** Start COLLECTED DATA **
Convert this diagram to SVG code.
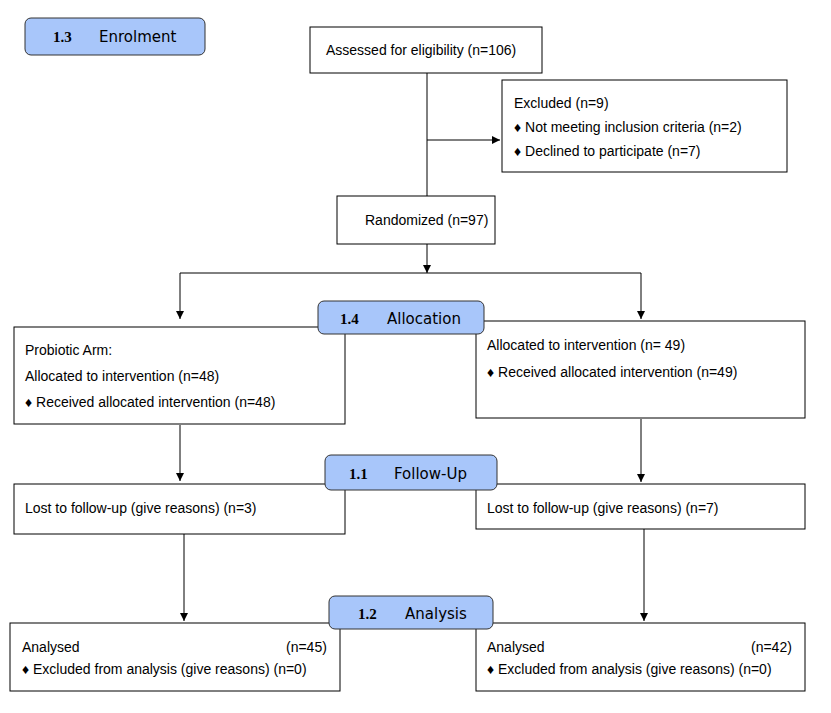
<svg xmlns="http://www.w3.org/2000/svg" width="831" height="713" viewBox="0 0 831 713">
<style>
.b{fill:#fff;stroke:#000;stroke-width:1}
.h{fill:#a8c6fa;stroke:#333;stroke-width:1}
.t{font-family:"Liberation Sans",Arial,sans-serif;font-size:14px;fill:#000}
.n{font-family:"Liberation Serif",serif;font-size:15px;font-weight:bold;fill:#000}
.v{font-family:"DejaVu Sans",Verdana,sans-serif;font-size:15px;fill:#000}
.c{fill:none;stroke:#000;stroke-width:1}
</style>
<defs><marker id="a" markerWidth="8" markerHeight="8" refX="8" refY="4" orient="auto" markerUnits="userSpaceOnUse"><path d="M0,0L8,4L0,8z" fill="#000"/></marker></defs>
<rect width="831" height="713" fill="#fff"/>
<g id="connectors">
<path class="c" d="M427,73V196"/>
<path class="c" d="M427,140H500" marker-end="url(#a)"/>
<path class="c" d="M427,244V273" marker-end="url(#a)"/>
<path class="c" d="M180,273H641"/>
<path class="c" d="M180,273V319" marker-end="url(#a)"/>
<path class="c" d="M641,273V319" marker-end="url(#a)"/>
<path class="c" d="M180,425V481" marker-end="url(#a)"/>
<path class="c" d="M641,419V482" marker-end="url(#a)"/>
<path class="c" d="M184,534V621" marker-end="url(#a)"/>
<path class="c" d="M644,529V621" marker-end="url(#a)"/>
</g>
<g id="enrolment"><rect class="h" x="25" y="18" width="180" height="37" rx="6"/><text class="n" x="53" y="42">1.3</text><text class="v" x="99" y="42">Enrolment</text></g>
<g id="assessed"><rect class="b" x="310" y="27" width="232" height="46"/><text class="t" x="326" y="55">Assessed for eligibility (n=106)</text></g>
<g id="excluded"><rect class="b" x="502" y="80" width="285" height="92"/><text class="t" x="514" y="108">Excluded (n=9)</text><text class="t" x="514" y="132">♦  Not meeting inclusion criteria (n=2)</text><text class="t" x="514" y="156">♦  Declined to participate (n=7)</text></g>
<g id="randomized"><rect class="b" x="337" y="196" width="158" height="48"/><text class="t" x="365" y="225">Randomized (n=97)</text></g>
<g id="probiotic"><rect class="b" x="14" y="327" width="331" height="97"/><text class="t" x="25" y="355">Probiotic Arm:</text><text class="t" x="25" y="381">Allocated to intervention (n=48)</text><text class="t" x="25" y="407">♦ Received allocated intervention (n=48)</text></g>
<g id="control"><rect class="b" x="476" y="321" width="329" height="97"/><text class="t" x="487" y="350">Allocated to intervention (n= 49)</text><text class="t" x="487" y="377">♦ Received allocated intervention (n=49)</text></g>
<g id="allocation"><rect class="h" x="318" y="301" width="166" height="33" rx="6"/><text class="n" x="340" y="324">1.4</text><text class="v" x="387" y="324">Allocation</text></g>
<g id="lost1"><rect class="b" x="14" y="484" width="331" height="50"/><text class="t" x="25" y="513">Lost to follow-up (give reasons) (n=3)</text></g>
<g id="lost2"><rect class="b" x="476" y="484" width="329" height="45"/><text class="t" x="487" y="513">Lost to follow-up (give reasons) (n=7)</text></g>
<g id="followup"><rect class="h" x="325" y="455" width="172" height="35" rx="6"/><text class="n" x="349" y="479">1.1</text><text class="v" x="394" y="479">Follow-Up</text></g>
<g id="analysed1"><rect class="b" x="10" y="623" width="330" height="68"/><text class="t" x="22" y="652">Analysed</text><text class="t" x="286" y="652">(n=45)</text><text class="t" x="22" y="674">♦ Excluded from analysis (give reasons) (n=0)</text></g>
<g id="analysed2"><rect class="b" x="476" y="623" width="329" height="68"/><text class="t" x="487" y="652">Analysed</text><text class="t" x="751" y="652">(n=42)</text><text class="t" x="487" y="674">♦ Excluded from analysis (give reasons) (n=0)</text></g>
<g id="analysis"><rect class="h" x="329" y="596" width="164" height="33" rx="6"/><text class="n" x="358" y="619">1.2</text><text class="v" x="405" y="619">Analysis</text></g>
</svg>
** End COLLECTED DATA **
* AIM OF THE EXERCISE
Your task is to repeat the data above exactly while excluding the pictures.

* EXERCISE RESPONSE
Convert this diagram to SVG code.
<svg xmlns="http://www.w3.org/2000/svg" width="831" height="713" viewBox="0 0 831 713">
<style>
.b{fill:#fff;stroke:#000;stroke-width:1}
.h{fill:#a8c6fa;stroke:#333;stroke-width:1}
.t{font-family:"Liberation Sans",Arial,sans-serif;font-size:14px;fill:#000}
.n{font-family:"Liberation Serif",serif;font-size:15px;font-weight:bold;fill:#000}
.v{font-family:"DejaVu Sans",Verdana,sans-serif;font-size:15px;fill:#000}
.c{fill:none;stroke:#000;stroke-width:1}
</style>
<defs><marker id="a" markerWidth="8" markerHeight="8" refX="8" refY="4" orient="auto" markerUnits="userSpaceOnUse"><path d="M0,0L8,4L0,8z" fill="#000"/></marker></defs>
<rect width="831" height="713" fill="#fff"/>
<g id="connectors">
<path class="c" d="M427,73V196"/>
<path class="c" d="M427,140H500" marker-end="url(#a)"/>
<path class="c" d="M427,244V273" marker-end="url(#a)"/>
<path class="c" d="M180,273H641"/>
<path class="c" d="M180,273V319" marker-end="url(#a)"/>
<path class="c" d="M641,273V319" marker-end="url(#a)"/>
<path class="c" d="M180,425V481" marker-end="url(#a)"/>
<path class="c" d="M641,419V482" marker-end="url(#a)"/>
<path class="c" d="M184,534V621" marker-end="url(#a)"/>
<path class="c" d="M644,529V621" marker-end="url(#a)"/>
</g>
<g id="enrolment"><rect class="h" x="25" y="18" width="180" height="37" rx="6"/><text class="n" x="53" y="42">1.3</text><text class="v" x="99" y="42">Enrolment</text></g>
<g id="assessed"><rect class="b" x="310" y="27" width="232" height="46"/><text class="t" x="326" y="55">Assessed for eligibility (n=106)</text></g>
<g id="excluded"><rect class="b" x="502" y="80" width="285" height="92"/><text class="t" x="514" y="108">Excluded (n=9)</text><text class="t" x="514" y="132">♦  Not meeting inclusion criteria (n=2)</text><text class="t" x="514" y="156">♦  Declined to participate (n=7)</text></g>
<g id="randomized"><rect class="b" x="337" y="196" width="158" height="48"/><text class="t" x="365" y="225">Randomized (n=97)</text></g>
<g id="probiotic"><rect class="b" x="14" y="327" width="331" height="97"/><text class="t" x="25" y="355">Probiotic Arm:</text><text class="t" x="25" y="381">Allocated to intervention (n=48)</text><text class="t" x="25" y="407">♦ Received allocated intervention (n=48)</text></g>
<g id="control"><rect class="b" x="476" y="321" width="329" height="97"/><text class="t" x="487" y="350">Allocated to intervention (n= 49)</text><text class="t" x="487" y="377">♦ Received allocated intervention (n=49)</text></g>
<g id="allocation"><rect class="h" x="318" y="301" width="166" height="33" rx="6"/><text class="n" x="340" y="324">1.4</text><text class="v" x="387" y="324">Allocation</text></g>
<g id="lost1"><rect class="b" x="14" y="484" width="331" height="50"/><text class="t" x="25" y="513">Lost to follow-up (give reasons) (n=3)</text></g>
<g id="lost2"><rect class="b" x="476" y="484" width="329" height="45"/><text class="t" x="487" y="513">Lost to follow-up (give reasons) (n=7)</text></g>
<g id="followup"><rect class="h" x="325" y="455" width="172" height="35" rx="6"/><text class="n" x="349" y="479">1.1</text><text class="v" x="394" y="479">Follow-Up</text></g>
<g id="analysed1"><rect class="b" x="10" y="623" width="330" height="68"/><text class="t" x="22" y="652">Analysed</text><text class="t" x="286" y="652">(n=45)</text><text class="t" x="22" y="674">♦ Excluded from analysis (give reasons) (n=0)</text></g>
<g id="analysed2"><rect class="b" x="476" y="623" width="329" height="68"/><text class="t" x="487" y="652">Analysed</text><text class="t" x="751" y="652">(n=42)</text><text class="t" x="487" y="674">♦ Excluded from analysis (give reasons) (n=0)</text></g>
<g id="analysis"><rect class="h" x="329" y="596" width="164" height="33" rx="6"/><text class="n" x="358" y="619">1.2</text><text class="v" x="405" y="619">Analysis</text></g>
</svg>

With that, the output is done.